2027 Defender: The V-8 Dies. Again.

11

The supercharged 5.0 is gone.

Land Rover decided.

For the 2027 Model Year, the Defender sheds two engines entirely. The base 2.0-liter turbo-four is dead. So is that old, familiar, supercharged V-8. It made 500 horses. It sounds angry. Now it doesn’t exist.

JLR confirmed it to Car and Driver back in July 2026. No more five-liter supercharger. If you want eight cylinders, you have to pay for the Octa. And oh. It hurts the wallet.

The 626-horsepower twin-turbo Octa sits at the top. Starting around $160,700. Fully loaded, it climbs past $186k. That’s where the enthusiasts will cluster now.

But the rest of the lineup? Uniformly bored.

Every body style except the Octa gets the 3.0-liter inline six. 296 horses. 346 pound-feet. Or the existing turbo-six with 395 horses. The baseline performance drops for entry buyers since the cheap four-banger vanished. You start at $62,900 for the Defender 90 S.

Is it still capable?

Yes. Obviously. But it feels different without that supercharged rumble in the background.

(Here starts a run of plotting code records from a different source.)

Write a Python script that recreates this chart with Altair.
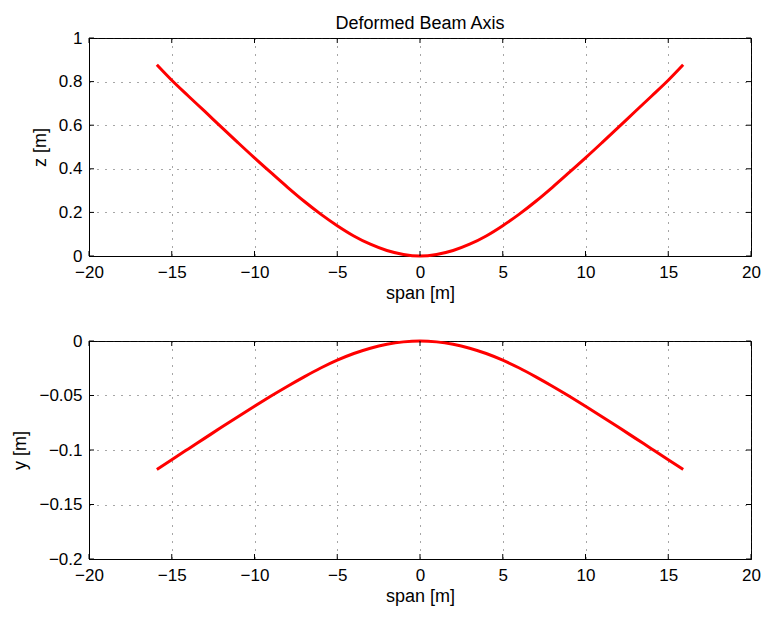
import altair as alt
import pandas as pd

# ---- data ----
span = [-15.9, -15, -14, -13, -12, -11, -10, -9, -8, -7, -6, -5, -4, -3, -2, -1, 0,
        1, 2, 3, 4, 5, 6, 7, 8, 9, 10, 11, 12, 13, 14, 15, 15.9]
z_def = [0.877, 0.806, 0.734, 0.663, 0.591, 0.52, 0.45, 0.382, 0.315, 0.251, 0.192,
         0.139, 0.092, 0.054, 0.025, 0.007, 0.0,
         0.007, 0.025, 0.054, 0.092, 0.139, 0.192, 0.251, 0.315, 0.382, 0.45,
         0.52, 0.591, 0.663, 0.734, 0.806, 0.877]
y_def = [-0.1178, -0.1089, -0.099, -0.0891, -0.0792, -0.0694, -0.0598, -0.0505,
         -0.0415, -0.0329, -0.0248, -0.0176, -0.0115, -0.0066, -0.003, -0.0008, 0.0,
         -0.0008, -0.003, -0.0066, -0.0115, -0.0176, -0.0248, -0.0329, -0.0415,
         -0.0505, -0.0598, -0.0694, -0.0792, -0.0891, -0.099, -0.1089, -0.1178]

x_ticks = [-20, -15, -10, -5, 0, 5, 10, 15, 20]
z_ticks = [0, 0.2, 0.4, 0.6, 0.8, 1]
y_ticks = [-0.2, -0.15, -0.1, -0.05, 0]
x_domain = [-20, 20]
z_domain = [0, 1]
y_domain = [-0.2, 0]

FONT = "Liberation Sans"
FS = 17
TFS = 18
W, H = 662, 218
TICK = 5


def panel(values, ylabel, yticks, ydomain, title=None):
    xscale = alt.Scale(domain=x_domain, nice=False, zero=False)
    yscale = alt.Scale(domain=ydomain, nice=False, zero=False)
    xaxis = alt.Axis(values=x_ticks, format="d", title="span [m]", labelFlush=False,
                     labelOverlap=False, labelBound=False, ticks=False, tickSize=0,
                     labelPadding=8, titlePadding=4)
    yaxis = alt.Axis(values=yticks, format=".2~f", title=ylabel, labelFlush=False,
                     labelOverlap=False, labelBound=False, ticks=False, tickSize=0,
                     labelPadding=7, titlePadding=9)
    df = pd.DataFrame({"span": span, "v": values})
    line = alt.Chart(df).mark_line(color="#ff0000", strokeWidth=3,
                                   interpolate="monotone").encode(
        x=alt.X("span:Q", scale=xscale, axis=xaxis),
        y=alt.Y("v:Q", scale=yscale, axis=yaxis),
    )
    xt_lo = pd.DataFrame({"t": x_ticks, "e": [ydomain[0]] * len(x_ticks)})
    xt_hi = pd.DataFrame({"t": x_ticks, "e": [ydomain[1]] * len(x_ticks)})
    yt_lo = pd.DataFrame({"t": yticks, "e": [x_domain[0]] * len(yticks)})
    yt_hi = pd.DataFrame({"t": yticks, "e": [x_domain[1]] * len(yticks)})

    def vt(d, off):
        return alt.Chart(d).mark_tick(orient="vertical", size=TICK, thickness=1,
                                      color="black", opacity=1, yOffset=off).encode(
            x=alt.X("t:Q", scale=xscale, axis=xaxis),
            y=alt.Y("e:Q", scale=yscale, axis=yaxis))

    def ht(d, off):
        return alt.Chart(d).mark_tick(orient="horizontal", size=TICK, thickness=1,
                                      color="black", opacity=1, xOffset=off).encode(
            x=alt.X("e:Q", scale=xscale, axis=xaxis),
            y=alt.Y("t:Q", scale=yscale, axis=yaxis))

    layers = [line, vt(xt_lo, -TICK / 2), vt(xt_hi, TICK / 2),
              ht(yt_lo, TICK / 2), ht(yt_hi, -TICK / 2)]
    ch = alt.layer(*layers).properties(width=W, height=H)
    if title:
        ch = ch.properties(title=alt.TitleParams(
            title, fontSize=TFS, fontWeight="normal", font=FONT, color="black",
            anchor="middle", frame="group", offset=-4))
    return ch


top = panel(z_def, "z [m]", z_ticks, z_domain, title="Deformed Beam Axis")
bottom = panel(y_def, "y [m]", y_ticks, y_domain)

chart = alt.vconcat(top, bottom, spacing=85, bounds="flush").properties(
    padding={"left": 3, "top": 6, "right": 0, "bottom": 0}
).configure(font=FONT, background="white").configure_view(
    stroke="black", strokeWidth=1
).configure_axis(
    domainColor="black", domainWidth=1,
    grid=True, gridColor="#222222", gridDash=[1, 7], gridWidth=1, gridOpacity=0.8,
    labelFont=FONT, labelFontSize=FS, labelColor="black",
    titleFont=FONT, titleFontSize=TFS, titleFontWeight="normal", titleColor="black",
)

chart.save("out.html", embed_options={"renderer": "svg", "actions": False})
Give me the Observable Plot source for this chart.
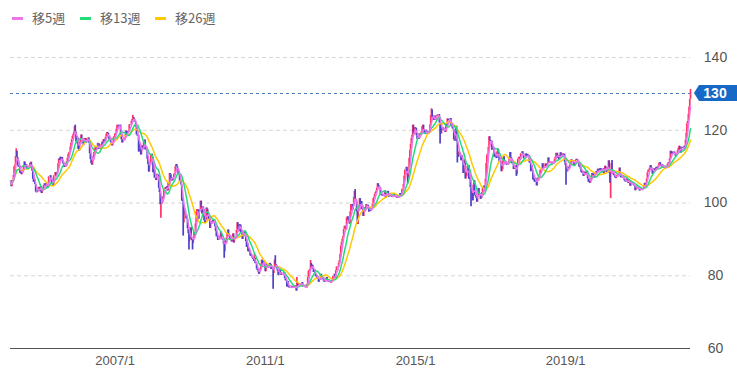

Instead, Land Rover pushes style. Enter the Vertex trim.

It’s loud.

Painted black bumpers on most Defenders become body-color on the Vertex. Yellow tow hooks peek out the rear. They match the yellow brake calipers hiding behind new 22-inch wheels A spoiler sits on the roofline. It’s aggressive styling for an SUV that tries so hard to be rugged but spends its life on highways.

The Vertex starts at $90,400 on the short 90-series. It competes with its own X trim, which costs the same but lacks the color-matched lower section and that specific aesthetic bite. If you drive a 110 or 130, you can fake it with an Extended Exterior Pack. You don’t get the matching paint below. But you get close enough for Instagram.

Interior changes are quieter.

The Defender 110 now offers six seats. Two. Two. Two layout. Second-row captains chairs. Third-row bench for two. It’s a $1,300 option. Cheap enough that it’s almost free relative to the vehicle’s cost. Why it took until 2027 to standardize a simple bench is anyone’s guess.

Color matters to people who buy $70,000 plastic boxes.

Land Rover brought back Namib Orange. A 2020 throwback. The Octa gets Woolstone Green. If you hate scratches, add $5,450 for Gloss Protective Film. Previously only available in matte, it now comes shiny. Because why protect your paint with dullness when you can protect it with… more shine.

The prices keep rising.

90 S at $62,945.

110 base at $66,905.

130 base at $75,905.

Then the options hit.

A Tail Door Gear Carrier adds $760. An Expedition Roof Light tacks on $3,610. Packages stack. Adventure, Explorer, Urban. They pile on like weight in the back seat.

The Defender remains the bestseller. Barely. It still outsells the Range Rover, its taller, more expensive brother. That fact matters more to shareholders than it does to anyone standing in the parking lot at dusk, waiting for the engine to catch.

It still drives away.

It still climbs hills.

It just doesn’t sound the way it did last year.